Ben Fried, Google’s CIO started the conference (and one of the major themes) with a “disaster porn” talk. He described a system that he built in a previous life, for a major wall street company. The system had to be very scalable to accommodate the needs of traders. One day, the system started failing, and ended up costing his employer a significant amount of money. In the ensuing effort to get the system working again, he ended up with all the people from the various specializations (development, operations, networking, etc) all stuck in a very large room with a lot of whiteboards. It turned out that no one really understood how the entire system worked, and that issues at the boundaries of the specialties were causing many of the problems. The way that they had scaled up their organization was to specialize, but that specialization caused them to lose an end to end view of the system. Their organization of their people had led to some of the problems they were experiencing, and was impeding their ability to solve the problems. The quote that I most remember was “specialization is an industrial age notion and needs to be discounted in spaces where we operate at the boundary of the known versus unknown”. The lessons that Fried learned on that project have influenced the way that Google works (Site Reliability Engineers as an example), and are similar to the ideas being espoused by the “DevOps” movement. His description of the solution was to “reward and recognize generalist skill and end to end knowledge”. There was a pretty lively Q&A around this notion of generalists.
Mark Imbriaco’s talk was titled “Anatomy of a Failure” in the program, but he actually presented a very detailed account of how Heroku responds to incidents. My background isn’t in operations, so I found this to be pretty interesting and useful. I particularly liked the idea of playbooks to be followed when incidents occur, and that alert messages actually contain links to the necessary playbooks. The best quote from Mark’s talk was probably “Automation is also a great way to distribute failure across an entire system”.
Raymond Blum presented the third of three Google talks that were shoe horned into a single session. He described the kind of problems involved in doing backups at Google scale. Backup is one of those problems that needs to be solved, but is mostly unglamourous. Unless you are Google, that is. Blum talked about how they actually read their backup tapes to be sure that they work, their strategy of backing up to data centers in different geographies, and clever usage of map reduce to parallelize the backup and restore process. He cited the Gmail outage earlier this year as a way of grasping the scale of the problem of backing up a service like GMail, much less all of Google. One way to know if a talk succeeds is if it provokes thoughts. Based on my conversations with other attendees, this one succeeded.

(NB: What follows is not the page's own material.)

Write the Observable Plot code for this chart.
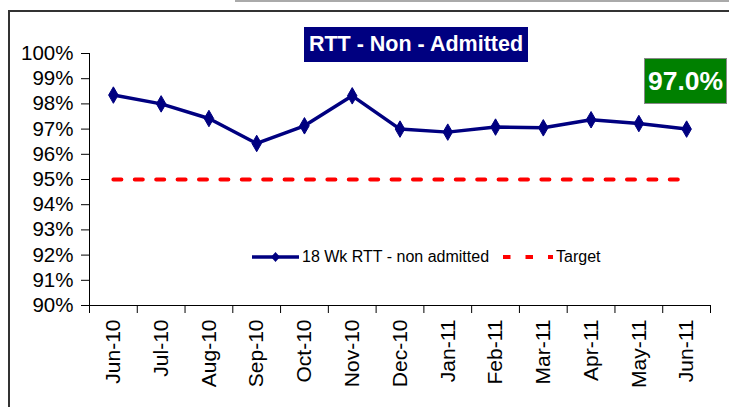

Fellow ASF member Geir Magnusson’s talk was named “When Business Models Attack”. The title alludes to the two systems that Geir described, both of which are designed specifically to handle extreme numbers of users. Geir was the VP of Platform and Architecture at Gilt Groupe, and one description of their model is that every day at Noon is Black Friday. So the Gilt system has to count on handling peak numbers of users every day at a particular time. Geir’s new employer, Function(x), also has a business model that depends on large numbers of users. The challenge is to design systems that will handle big usage spikes as a matter of course, not as a rarity. One of architectures that Geir described involved writing data into a Riak cluster in order to absorb the write traffic, and then using a Node.js based process to do a “write-behind” of that data into a relational database.
There were several technology themes that I encountered during the course of the 2 days:
- Many of the talks that I attended involved the use of some kind of messaging system (most frequently RabbitMQ). Messaging is an important component in connecting systems that are operating a different rates, which is frequently the case in systems operating at high scale.
- Many people are using Amazon EC2, and liking it, but there were a lot of jokes about the reliability of EC2.
One thing that I especially liked about Surge was the focus on learning from failure, otherwise known as a “fascination with disaster porn”. Most of the time you only hear about things that worked, but hearing about what didn’t work is at least as instructive, and in some case more instructive. This is something that (thus far) is unique to Surge.